Technocrate, c´est des mecs que quand tu leur poses une question, le temps qu´ils ont fini de répondre, tu comprends pas la question que t´as posée.
Mon père disait : "Les technocrates, on leur donnerait le Sahara, dans 5 ans il faudrait qu´ils achètent du sable ailleurs."
Il était balaise, mon père... Il était philosophe... Tout petit... Il était philosophe....
Tout le monde se foutait de sa gueule : - "T´es tout p´tit ! T´es tout p´tit !" Mon père, il disait : - "Dans la vie, y´a pas de grands, y´a pas de petits... La bonne longueur pour les jambes, c´est quand les pieds touchent par terre."
Alors moi, j´ai fait mes études, et après, j´ai fait le service militaire. Alors y´avait l´alcoolique... comment on dit ? ... l´adjudent ! Alors il me dit : - "Et toi qu´est-ce que tu sais faire ?, - "Je sais rien faire, je sors de l´école...." - "Pourquoi ? On vous apprend rien à l´école ?" - Non... Si vous y aviez été, vous le sauriez ! - "Bon, admettons." Alors il me dit : - "Y´aurait la guerre, tu pourrais même pas défendre ton pays ?"
- "Ben d´abord, ça dépend où ? Vous voulez faire la guerre à qui ? Je parle 4 langues..." - "4 langues ??? ... Reste-là; tu colleras des timbres !"

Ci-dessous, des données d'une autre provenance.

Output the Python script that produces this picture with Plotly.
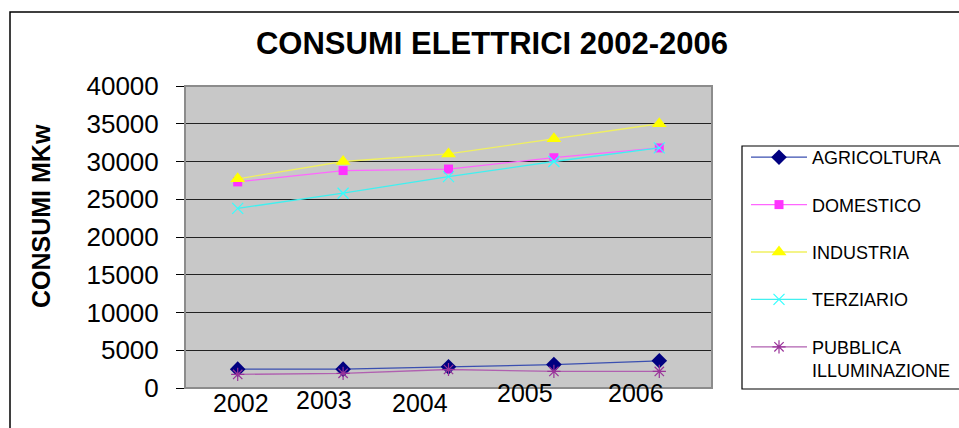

Quand j´ai eu fini, alors après j´ai cherché du boulot. Et c´est là que ça s´est gâté... Parce que, dans la vie, c´est pas tout d´avoir des bagages... faut savoir où les poser.
Alors, dans ma banlieue que j´étais, les métiers qu´on pouvait faire avec le bac, y´avait voleur... Mais voleur, c´est pas un métier... c´est les flics qui tirent le plus. Y´en a un, l´autre jour - un repris de justesse - l´autre jour, qui dit :
« Maintenant, quand on braque une vieille dans la rue; on est obligé de dire : "N´ayez pas peur madame on est pas d´la police". »
C´est un peu embêtant, ça va peut-être s´arranger.
Sans ça, y´avait le suicide... Mais le suicide, c´est une sorte de vengeance personnelle... Et, moi, personnellement j´m´en veux pas, vous voyez ? Et même, si j´ai l´occasion, j´aimerais mieux mourir de mon vivant.
Alors je me suis assis sur le banc, avec les pochetrons, et j´ai appris un métier : pochetron.
Sauf que eux, ils picolent... moi, je les roule. Mais, là, j´peux pas vous expliquer... parce que, là, pour le coup, c´est interdit.